Source code of charts:
(begin)
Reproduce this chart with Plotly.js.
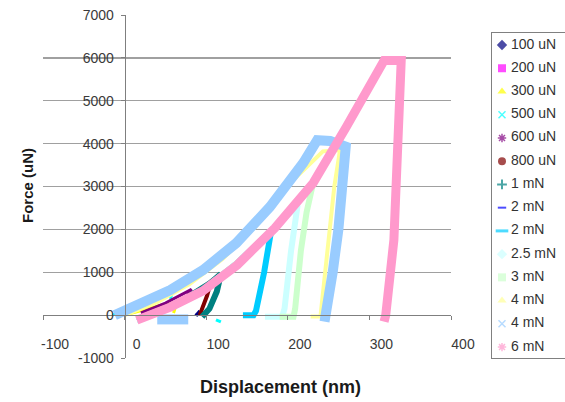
<!DOCTYPE html>
<html><head><meta charset="utf-8">
<script src="https://cdn.plot.ly/plotly-3.0.1.min.js"></script>
<style>html,body{margin:0;padding:0;background:#fff;} #chart{width:565px;height:402px;}</style>
</head><body><div id="chart"></div>
<script>
// ---- labels / ticks ----
const seriesNames = ["100 uN","200 uN","300 uN","500 uN","600 uN","800 uN","1 mN","2 mN","2 mN","2.5 mN","3 mN","4 mN","4 mN","6 mN"];
const xTicks = [-100, 0, 100, 200, 300, 400];
const yTicks = [-1000, 0, 1000, 2000, 3000, 4000, 5000, 6000, 7000];
const yGrid = [1000, 2000, 3000, 4000, 5000, 6000];

// ---- series values (displacement nm, force uN) ----
const x100uN = [88, 91, 92, 89, 87];
const y100uN = [-20, 60, 100, 30, -10];
const x200uN = [20, 40, 56, 60, 57];
const y200uN = [-60, 50, 190, 200, 120];
const x300uN = [0, 30, 50, 64, 62, 60];
const y300uN = [0, 150, 260, 300, 150, 50];
const x500uN = [-15, 10, 35, 55, 58, 56, null, 112, 118];
const y500uN = [0, 150, 380, 500, 500, 380, null, -110, -160];
const x600uN = [20, 50, 78, 82, 76, 72];
const y600uN = [50, 280, 560, 600, 420, 330];
const x800uN = [30, 70, 100, 106, 101, 95, 92];
const y800uN = [0, 350, 680, 790, 450, 100, 0];
const x1mN = [30, 70, 105, 118, 113, 104, 95];
const y1mN = [0, 330, 750, 960, 550, 150, -40];
const x2mNa = [15, 56, 96, 138, 176, 178, 171, 162, 158, 150];
const y2mNa = [-100, 190, 580, 1210, 1900, 1900, 1050, 120, -10, -20];
const x2mNb = [15, 56, 96, 138, 176, 179, 171, 161, 158, 145];
const y2mNb = [-110, 185, 585, 1215, 1900, 1900, 1000, 100, 0, 0];
const x2p5mN = [15, 56, 96, 138, 184, 210, 212, 204, 196, 193, 172];
const y2p5mN = [-110, 185, 585, 1215, 2030, 2560, 2560, 1500, 150, -40, -40];
const x3mN = [15, 56, 96, 138, 184, 229, 231, 223, 216, 209, 207, 190];
const y3mN = [-110, 185, 585, 1215, 2030, 3080, 3080, 2400, 1500, 150, -40, -40];
const x4mNa = [0, 40, 80, 120, 160, 200, 243, 264, 257, 251, 245, 240, 228];
const y4mNa = [0, 300, 730, 1310, 2060, 3030, 3820, 3850, 3000, 2000, 1000, -30, -30];
const x4mNb = [40, 78, null, -12, 15, 56, 96, 137, 178, 219, 236, 252, 271, 267, 262, 255, 248, 245];
const y4mNb = [-100, -100, null, 0, 234, 584, 1051, 1682, 2523, 3551, 4080, 4060, 3930, 3000, 2000, 1000, 100, -150];
const x6mN = [15, 56, 96, 138, 184, 231, 272, 313, 318, 339, 336, 330, 320, 318];
const y6mN = [-117, 187, 566, 1168, 2030, 3080, 4400, 5720, 5940, 5940, 4090, 1750, 0, -150];

const seriesX = [x100uN, x200uN, x300uN, x500uN, x600uN, x800uN, x1mN, x2mNa, x2mNb, x2p5mN, x3mN, x4mNa, x4mNb, x6mN];
const seriesY = [y100uN, y200uN, y300uN, y500uN, y600uN, y800uN, y1mN, y2mNa, y2mNb, y2p5mN, y3mN, y4mNa, y4mNb, y6mN];

// ---- styles ----
const colors = ["#000080","#FF00FF","#FFFF00","#00FFFF","#800080","#800000","#008080","#0000FF","#00CCFF","#CCFFFF","#CCFFCC","#FFFF99","#99CCFF","#FF99CC"];
const widths = [3, 3, 3, 3, 3, 4, 6, 3, 6, 6, 6, 4, 10, 9];
const symbols = ["diamond","square","triangle-up","x-thin-open","asterisk-open","circle","cross-thin-open","line-ew-open","line-ew-open","diamond","square","triangle-up","x-thin-open","asterisk-open"];
const symSizes = [8, 8, 8, 7, 7, 8, 7, 6, 9, 8, 8, 8, 7, 7];
const symLineW = [0, 0, 0, 1.5, 1.5, 0, 2, 2, 3, 0, 0, 0, 1.5, 1.5];

const W = 565, H = 402;
const plotL = 43, plotR = 451, plotT = 15, plotB = 358;
const legIdx = seriesNames.map((_, i) => i);
const FONT = 'Liberation Sans, Arial, sans-serif';

const traces = [];
// gridline carrier
traces.push({x: [], y: [], xaxis: 'x', yaxis: 'y3', showlegend: false, hoverinfo: 'skip', type: 'scatter'});
seriesNames.forEach((name, i) => {
  traces.push({
    type: 'scatter', mode: 'lines', name: name,
    x: seriesX[i], y: seriesY[i],
    line: {color: colors[i], width: widths[i]},
    connectgaps: false, showlegend: false, hoverinfo: 'skip', cliponaxis: false
  });
});
// manual legend
traces.push({
  type: 'scatter', mode: 'markers', xaxis: 'x2', yaxis: 'y2',
  x: legIdx.map(() => 10), y: legIdx,
  marker: {symbol: symbols, color: colors, size: symSizes, line: {color: colors, width: symLineW}},
  showlegend: false, hoverinfo: 'skip', cliponaxis: false
});
traces.push({
  type: 'scatter', mode: 'text', xaxis: 'x2', yaxis: 'y2',
  x: legIdx.map(() => 19), y: legIdx, text: seriesNames,
  textposition: 'middle right',
  textfont: {family: FONT, size: 14, color: '#333333'},
  showlegend: false, hoverinfo: 'skip', cliponaxis: false
});

const axisGray = '#7f7f7f';
const tickFont = {family: FONT, size: 14, color: '#3a3a3a'};
const layout = {
  width: W, height: H,
  margin: {l: 0, r: 0, t: 0, b: 0, pad: 0},
  paper_bgcolor: '#ffffff', plot_bgcolor: 'rgba(0,0,0,0)',
  showlegend: false, hovermode: false,
  xaxis: {
    domain: [plotL / W, plotR / W], range: [-100, 400],
    anchor: 'free', position: (H - 315) / H,
    showline: true, linecolor: axisGray, linewidth: 1,
    ticks: 'outside', ticklen: 4, tickcolor: axisGray,
    tickmode: 'array', tickvals: xTicks, ticktext: xTicks.map(String),
    ticklabelshift: 12, ticklabelstandoff: 12,
    tickfont: tickFont, showgrid: false, zeroline: false, fixedrange: true
  },
  yaxis: {
    domain: [(H - plotB) / H, (H - plotT) / H], range: [-1000, 7000],
    anchor: 'free', position: 124.6 / W,
    showline: true, linecolor: axisGray, linewidth: 1,
    ticks: 'outside', ticklen: 4, tickcolor: axisGray,
    tickmode: 'array', tickvals: yTicks, ticktext: yTicks.map(String),
    ticklabelstandoff: 4,
    tickfont: tickFont, showgrid: false, zeroline: false, fixedrange: true
  },
  yaxis3: {
    overlaying: 'y', anchor: 'x', domain: [(H - plotB) / H, (H - plotT) / H], range: [-1000, 7000],
    tickmode: 'array', tickvals: yGrid, showticklabels: false, ticks: '',
    showgrid: true, gridcolor: '#a0a0a0', gridwidth: 1.4, showline: false, zeroline: false, fixedrange: true
  },
  xaxis2: {
    domain: [492 / W, 1], range: [0, 73], anchor: 'y2',
    showline: true, mirror: true, linecolor: '#808080', linewidth: 1,
    showticklabels: false, ticks: '', showgrid: false, zeroline: false, fixedrange: true
  },
  yaxis2: {
    domain: [(H - 358) / H, (H - 33) / H], range: [13.47, -0.517], anchor: 'x2',
    showline: true, mirror: false, linecolor: '#808080', linewidth: 1,
    showticklabels: false, ticks: '', showgrid: false, zeroline: false, fixedrange: true
  },
  annotations: [
    {text: '<b>Force (uN)</b>', xref: 'paper', yref: 'paper', x: 27 / W, y: (H - 186) / H,
     textangle: -90, showarrow: false, xanchor: 'center', yanchor: 'middle',
     font: {family: FONT, size: 15, color: '#1a1a1a'}},
    {text: '<b>Displacement (nm)</b>', xref: 'paper', yref: 'paper', x: 280 / W, y: (H - 387) / H,
     showarrow: false, xanchor: 'center', yanchor: 'middle',
     font: {family: FONT, size: 18, color: '#1a1a1a'}}
  ]
};

Plotly.newPlot('chart', traces, layout, {staticPlot: true, displayModeBar: false});
</script>
</body></html>
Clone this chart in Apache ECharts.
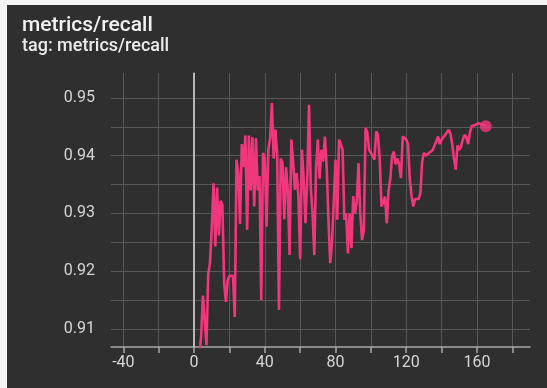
(end)
## Task:
Nothing but the lines from the start of the records above through the line with "const yGrid = [1000, 2000, 3000, 4000, 5000, 6000];" should be retyped, each exactly as written; leave out all pictures.

## Solution for this task:
Reproduce this chart with Plotly.js.
<!DOCTYPE html>
<html><head><meta charset="utf-8">
<script src="https://cdn.plot.ly/plotly-3.0.1.min.js"></script>
<style>html,body{margin:0;padding:0;background:#fff;} #chart{width:565px;height:402px;}</style>
</head><body><div id="chart"></div>
<script>
// ---- labels / ticks ----
const seriesNames = ["100 uN","200 uN","300 uN","500 uN","600 uN","800 uN","1 mN","2 mN","2 mN","2.5 mN","3 mN","4 mN","4 mN","6 mN"];
const xTicks = [-100, 0, 100, 200, 300, 400];
const yTicks = [-1000, 0, 1000, 2000, 3000, 4000, 5000, 6000, 7000];
const yGrid = [1000, 2000, 3000, 4000, 5000, 6000];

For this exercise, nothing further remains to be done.